Emmanuel Malou

Free agent
- Position: Forward

Personal information
- Born: 3 November 1993 (age 32) Kenya
- Nationality: South Sudanese / Australian
- Listed height: 206 cm (6 ft 9 in)
- Listed weight: 98 kg (216 lb)

Career information
- High school: St. Thomas More (Oakdale, Connecticut); Box Hill Senior Secondary College (Melbourne, Victoria); ABCD Basketball Academy (Des Moines, Iowa);
- College: Yuba (2014–2015)
- NBA draft: 2016: undrafted

Career history
- 2018: Tallinna Kalev/TLÜ
- 2019: Albury Wodonga Bandits
- 2021: Sanat Mes Rafsanjan
- 2021: Mackay Meteors
- 2021–2022: Adelaide 36ers
- 2023: Amartha Hangtuah
- 2023: Bangui Sporting Club

= Emmanuel Malou =

Australian basketball player

Emmanuel Martin Malou (born 3 November 1993) is a South Sudanese-Australian professional basketball player who last played for Bangui Sporting Club.

==Early life==
Malou was born in Kenya to a Sudanese father and Ethiopian mother. He moved with his parents and two siblings to the Australian city of Melbourne, Victoria, in 1996. Malou did not initially like basketball but it became the focal point of his life when he had a growth spurt to during his early teenage years.

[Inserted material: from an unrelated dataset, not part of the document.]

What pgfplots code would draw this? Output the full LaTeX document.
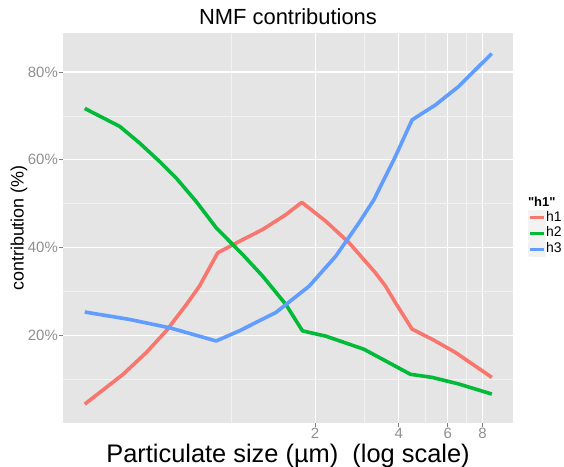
\documentclass[border=0pt]{standalone}
\usepackage{fontspec}
\setmainfont{Liberation Sans}
\usepackage{pgfplots}
\pgfplotsset{compat=1.18}
\definecolor{panelbg}{HTML}{E5E5E5}
\definecolor{minorgrid}{HTML}{F2F2F2}
\definecolor{ticklab}{HTML}{8F8F8F}
\definecolor{tickcol}{HTML}{7F7F7F}
\definecolor{cA}{HTML}{F8766D}
\definecolor{cB}{HTML}{00BA38}
\definecolor{cC}{HTML}{619CFF}
\begin{document}
\begin{tikzpicture}
\path[use as bounding box] (-63bp,-44bp) rectangle (501bp,423bp);
\begin{axis}[
  name=ax, clip=false,
  scale only axis, width=450bp, height=390bp,
  xmode=log, log basis x=10,
  xmin=0.248, xmax=10.3, ymin=0, ymax=88.9,
  axis background/.style={fill=panelbg},
  axis line style={draw=none},
  xtick={2,4,6,8}, xticklabels={2,4,6,8},
  minor xtick={1,3,5,7},
  ytick={20,40,60,80}, yticklabels={20\%,40\%,60\%,80\%},
  minor ytick={10,30,50,70},
  grid=both,
  major grid style={draw=white, line width=1.1bp},
  minor grid style={draw=minorgrid, line width=0.6bp},
  tick align=outside, tick pos=left,
  major tick length=4bp, minor tick length=0bp,
  major tick style={draw=tickcol, line width=0.8bp},
  /pgf/number format/assume math mode=true,
  ticklabel style={font=\fontsize{15}{15}\selectfont, text=ticklab},
  yticklabel style={anchor=east, inner sep=0pt, xshift=-1bp},
  xticklabel style={anchor=north, inner sep=0pt, yshift=-0.5bp, text height=11bp, text depth=0pt},
  title={NMF contributions},
  title style={at={(0.5,1)}, anchor=base, yshift=3bp, font=\fontsize{22}{22}\selectfont, inner sep=0pt},
  xlabel={Particulate size (µm)\ \ (log scale)},
  xlabel style={at={(0.5,0)}, anchor=base, yshift=-39bp, font=\fontsize{25.5}{25.5}\selectfont, inner sep=0pt},
  ylabel={contribution (\%)},
  ylabel style={at={(0,0.5)}, anchor=center, yshift=44bp, font=\fontsize{18}{18}\selectfont, inner sep=0pt},
  legend style={draw=none, fill=none, at={(rel axis cs:1.033,0.486)}, anchor=west, inner sep=0pt,
    font=\fontsize{14}{14}\selectfont,
    nodes={inner sep=0.5bp, text height=9.5bp, text depth=3bp},
    /tikz/every even column/.append style={column sep=2bp}},
  legend cell align=left,
  legend image code/.code={\fill[minorgrid] (0bp,-6bp) rectangle (14bp,6bp);
     \draw[#1, line width=3bp] (0bp,0bp) -- (14bp,0bp);},
  every axis plot/.append style={line width=3.6bp, line join=round},
]
\addplot[cA] coordinates {
(0.297,4.3) (0.408,11.1) (0.495,16.1) (0.583,21.0) (0.689,27.0) (0.768,31.2)
(0.893,38.8) (1.068,41.4) (1.295,44.1) (1.571,47.5) (1.792,50.3) (2.185,46.0)
(2.649,41.1) (3.301,34.2) (3.584,31.2) (3.893,27.4) (4.465,21.4) (5.269,19.1)
(6.387,16.1) (8.643,10.4)};
\addlegendentry{h1}
\addplot[cB] coordinates {
(0.297,71.7) (0.397,67.6) (0.468,63.8) (0.552,59.6) (0.634,55.8) (0.747,50.5)
(0.882,44.5) (1.098,38.4) (1.295,33.5) (1.571,27.0) (1.802,21.0) (2.185,19.8)
(3.0,16.8) (4.406,11.1) (5.269,10.4) (6.564,8.9) (8.643,6.6)};
\addlegendentry{h2}
\addplot[cC] coordinates {
(0.297,25.3) (0.431,23.6) (0.600,21.7) (0.882,18.7) (1.068,21.0) (1.446,25.2)
(1.905,31.2) (2.372,38.0) (2.875,45.6) (3.256,50.9) (3.893,60.8) (4.465,69.1)
(5.418,72.5) (6.564,76.7) (7.738,81.2) (8.643,84.2)};
\addlegendentry{h3}
\node[anchor=west, inner sep=0pt, font=\fontsize{13}{13}\selectfont\bfseries] at (rel axis cs:1.033,0.567) {\textquotedbl h1\textquotedbl};
\end{axis}
\end{tikzpicture}
\end{document}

In 2010, Malou convinced his parents to allow him to move to the United States so he could attend St. Thomas More School in Oakdale, Connecticut, for its basketball program. He returned to Australia after the conclusion of the school year and suffered a knee injury while attempting a dunk that sidelined him for months. Malou did not return to St. Thomas More and instead stayed in Australia while attending Box Hill Senior Secondary College.

Malou was convinced by American former basketball player Glendon Alexander to join his ABCD Basketball Academy in Des Moines, Iowa, in 2012. Malou lived in a motel room with other participants despite the program being portrayed as an elite basketball preparatory; Malou persevered because he was "so desperate". Alexander persuaded Malou to enter the 2013 NBA draft but Malou withdrew his name when he suffered a severe ankle injury. Malou returned to ABCD for a second season and lived in a shared house with teammates where they suffered from food shortages, power outages and no hot water. Malou played with ABCD as they travelled across the country in a van to play games. He earned the attention of Fred Hoiberg, the head coach of the Iowa State Cyclones, but ABCD did not offer academic work towards a high school diploma and Malou would not have been eligible to play in NCAA Division I. He left ABCD to return to Australia in 2014.

==College career==
Malou signed with the College of Southern Idaho in 2014 but was ruled ineligible by the National Junior College Athletic Association (NJCAA). Southern Idaho recommended Malou to the California-based Yuba College, which operated separately from the NJCAA and allowed Malou to play. California junior colleges do not provide athletic scholarships so Malou and his family covered tuition, rent, food and all other payments while he was attending Yuba.

Malou averaged 14.7 points, 8.5 rebounds and 3.3 blocks during the 2014–15 season. He was visited by National Basketball Association (NBA) scouts and received attention from several Division I programs before he announced his intentions to join the Iowa State Cyclones in September 2015. Malou transferred to Des Moines Area Community College to focus on his academics and did not play basketball during the 2015–16 season.

Malou declared for the 2016 NBA draft after initially entering as a backup plan if the National Collegiate Athletic Association (NCAA) ruled him ineligible to play for the Cyclones. The issues stemmed from Malou's time at ABCD Basketball Academy.

==Professional career==
Malou was not selected in the 2016 NBA draft. He suffered a ruptured cyst in his knee and missed the 2016 NBA Summer League.

Malou played two games for the Estonian team Tallinna Kalev/TLÜ in 2018.

On 11 April 2019, Malou signed with the Albury Wodonga Bandits of NBL1 as an injury replacement for Mitch Newton. On 13 March 2020, Malou signed with the Mackay Meteors of NBL1 North before the 2020 NBL1 season was cancelled. On 7 January 2021, he signed a one-year deal with Sanat Mes Rafsanjan in Iran. Malou returned to play for the Mackay Meteors during the 2021 season.

On 28 July 2021, Malou signed with the Adelaide 36ers of the National Basketball League (NBL) for the 2021–22 season.

In October 2023, Malou was on the roster of Bangui Sporting Club in the 2024 tournament of the Road to BAL.

==National team career==
Malou has played for the South Sudanese men's basketball team.